*DATA EXCERPT*
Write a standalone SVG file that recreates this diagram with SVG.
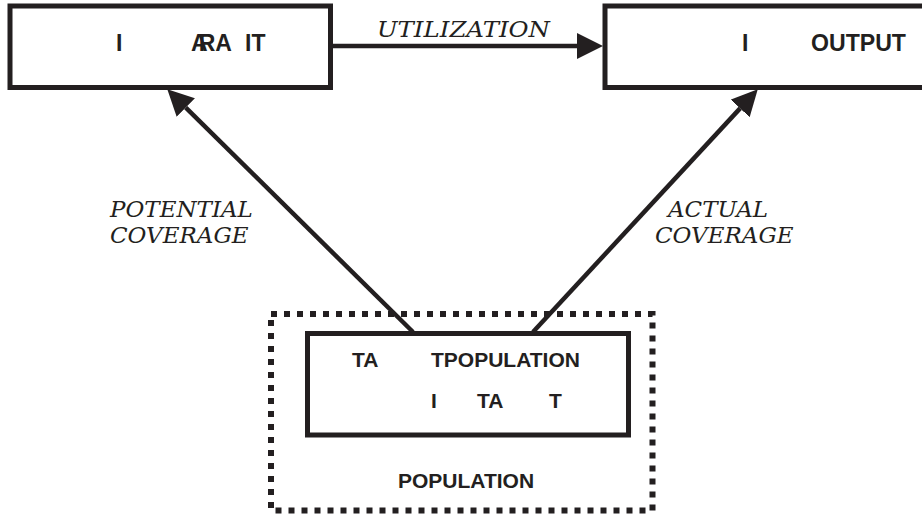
<svg xmlns="http://www.w3.org/2000/svg" width="922" height="521" viewBox="0 0 922 521">
  <style>
    .box { fill: #ffffff; stroke: #231f20; stroke-width: 5; }
    .dotted { fill: none; stroke: #231f20; stroke-width: 6; stroke-dasharray: 6 7; }
    .link { fill: none; stroke: #231f20; stroke-width: 4.5; }
    .head { fill: #231f20; }
    .node-text { font-family: "Liberation Sans", Arial, sans-serif; font-weight: bold; fill: #231f20; }
    .big { font-size: 23px; }
    .small { font-size: 21px; }
    .label { font-family: "DejaVu Serif", "Liberation Serif", serif; font-style: italic; font-size: 23px; fill: #231f20; }
  </style>
  <defs>
    <!-- arrowhead: base sits at the end of the line, tip points forward -->
    <marker id="arrow" markerUnits="userSpaceOnUse" markerWidth="26" markerHeight="26"
            viewBox="0 0 25 25" refX="0" refY="12.5" orient="auto">
      <path class="head" d="M0,0 L25,12.5 L0,25 Z"/>
    </marker>
  </defs>

  <rect width="922" height="521" fill="#ffffff"/>

  <!-- outer population boundary -->
  <g id="population">
    <rect class="dotted" x="271" y="314" width="381.5" height="196.5"/>
    <text class="node-text small" x="398" y="488">POPULATION</text>
  </g>

  <!-- connectors -->
  <g id="connectors">
    <line class="link" x1="333" y1="46" x2="577" y2="46" marker-end="url(#arrow)"/>
    <line class="link" x1="413" y1="332" x2="185.8" y2="107.6" marker-end="url(#arrow)"/>
    <line class="link" x1="533" y1="332" x2="740.1" y2="108.4" marker-end="url(#arrow)"/>
    <text class="label" x="377" y="37" textLength="173" lengthAdjust="spacingAndGlyphs">UTILIZATION</text>
    <text class="label" x="110" y="217">POTENTIAL</text>
    <text class="label" x="110" y="243">COVERAGE</text>
    <text class="label" x="668" y="217">ACTUAL</text>
    <text class="label" x="655" y="243">COVERAGE</text>
  </g>

  <!-- left top node -->
  <g id="node-left">
    <rect class="box" x="10" y="6" width="320.5" height="81.5"/>
    <text class="node-text big" x="116" y="51">I</text>
    <text class="node-text big" x="191" y="51">A<tspan dx="-9">RA</tspan></text>
    <text class="node-text big" x="245" y="51">IT</text>
  </g>

  <!-- right top node -->
  <g id="node-right">
    <rect class="box" x="605" y="6" width="330" height="81.5"/>
    <text class="node-text big" x="742" y="51">I</text>
    <text class="node-text big" x="811" y="51" textLength="95" lengthAdjust="spacingAndGlyphs">OUTPUT</text>
  </g>

  <!-- inner population subset -->
  <g id="node-inner">
    <rect class="box" x="307.5" y="333.5" width="321" height="101.5"/>
    <text class="node-text small" x="352" y="366.5">TA</text>
    <text class="node-text small" x="431" y="366.5">TPOPULATION</text>
    <text class="node-text small" x="431" y="408">I</text>
    <text class="node-text small" x="477" y="408">TA</text>
    <text class="node-text small" x="549" y="408">T</text>
  </g>
</svg>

*YOUR INSTRUCTIONS*
Would you set down the listing exactly, omitting pictures?

*RESPONSE TO THE EXERCISE*
Write a standalone SVG file that recreates this diagram with SVG.
<svg xmlns="http://www.w3.org/2000/svg" width="922" height="521" viewBox="0 0 922 521">
  <style>
    .box { fill: #ffffff; stroke: #231f20; stroke-width: 5; }
    .dotted { fill: none; stroke: #231f20; stroke-width: 6; stroke-dasharray: 6 7; }
    .link { fill: none; stroke: #231f20; stroke-width: 4.5; }
    .head { fill: #231f20; }
    .node-text { font-family: "Liberation Sans", Arial, sans-serif; font-weight: bold; fill: #231f20; }
    .big { font-size: 23px; }
    .small { font-size: 21px; }
    .label { font-family: "DejaVu Serif", "Liberation Serif", serif; font-style: italic; font-size: 23px; fill: #231f20; }
  </style>
  <defs>
    <!-- arrowhead: base sits at the end of the line, tip points forward -->
    <marker id="arrow" markerUnits="userSpaceOnUse" markerWidth="26" markerHeight="26"
            viewBox="0 0 25 25" refX="0" refY="12.5" orient="auto">
      <path class="head" d="M0,0 L25,12.5 L0,25 Z"/>
    </marker>
  </defs>

  <rect width="922" height="521" fill="#ffffff"/>

  <!-- outer population boundary -->
  <g id="population">
    <rect class="dotted" x="271" y="314" width="381.5" height="196.5"/>
    <text class="node-text small" x="398" y="488">POPULATION</text>
  </g>

  <!-- connectors -->
  <g id="connectors">
    <line class="link" x1="333" y1="46" x2="577" y2="46" marker-end="url(#arrow)"/>
    <line class="link" x1="413" y1="332" x2="185.8" y2="107.6" marker-end="url(#arrow)"/>
    <line class="link" x1="533" y1="332" x2="740.1" y2="108.4" marker-end="url(#arrow)"/>
    <text class="label" x="377" y="37" textLength="173" lengthAdjust="spacingAndGlyphs">UTILIZATION</text>
    <text class="label" x="110" y="217">POTENTIAL</text>
    <text class="label" x="110" y="243">COVERAGE</text>
    <text class="label" x="668" y="217">ACTUAL</text>
    <text class="label" x="655" y="243">COVERAGE</text>
  </g>

  <!-- left top node -->
  <g id="node-left">
    <rect class="box" x="10" y="6" width="320.5" height="81.5"/>
    <text class="node-text big" x="116" y="51">I</text>
    <text class="node-text big" x="191" y="51">A<tspan dx="-9">RA</tspan></text>
    <text class="node-text big" x="245" y="51">IT</text>
  </g>

  <!-- right top node -->
  <g id="node-right">
    <rect class="box" x="605" y="6" width="330" height="81.5"/>
    <text class="node-text big" x="742" y="51">I</text>
    <text class="node-text big" x="811" y="51" textLength="95" lengthAdjust="spacingAndGlyphs">OUTPUT</text>
  </g>

  <!-- inner population subset -->
  <g id="node-inner">
    <rect class="box" x="307.5" y="333.5" width="321" height="101.5"/>
    <text class="node-text small" x="352" y="366.5">TA</text>
    <text class="node-text small" x="431" y="366.5">TPOPULATION</text>
    <text class="node-text small" x="431" y="408">I</text>
    <text class="node-text small" x="477" y="408">TA</text>
    <text class="node-text small" x="549" y="408">T</text>
  </g>
</svg>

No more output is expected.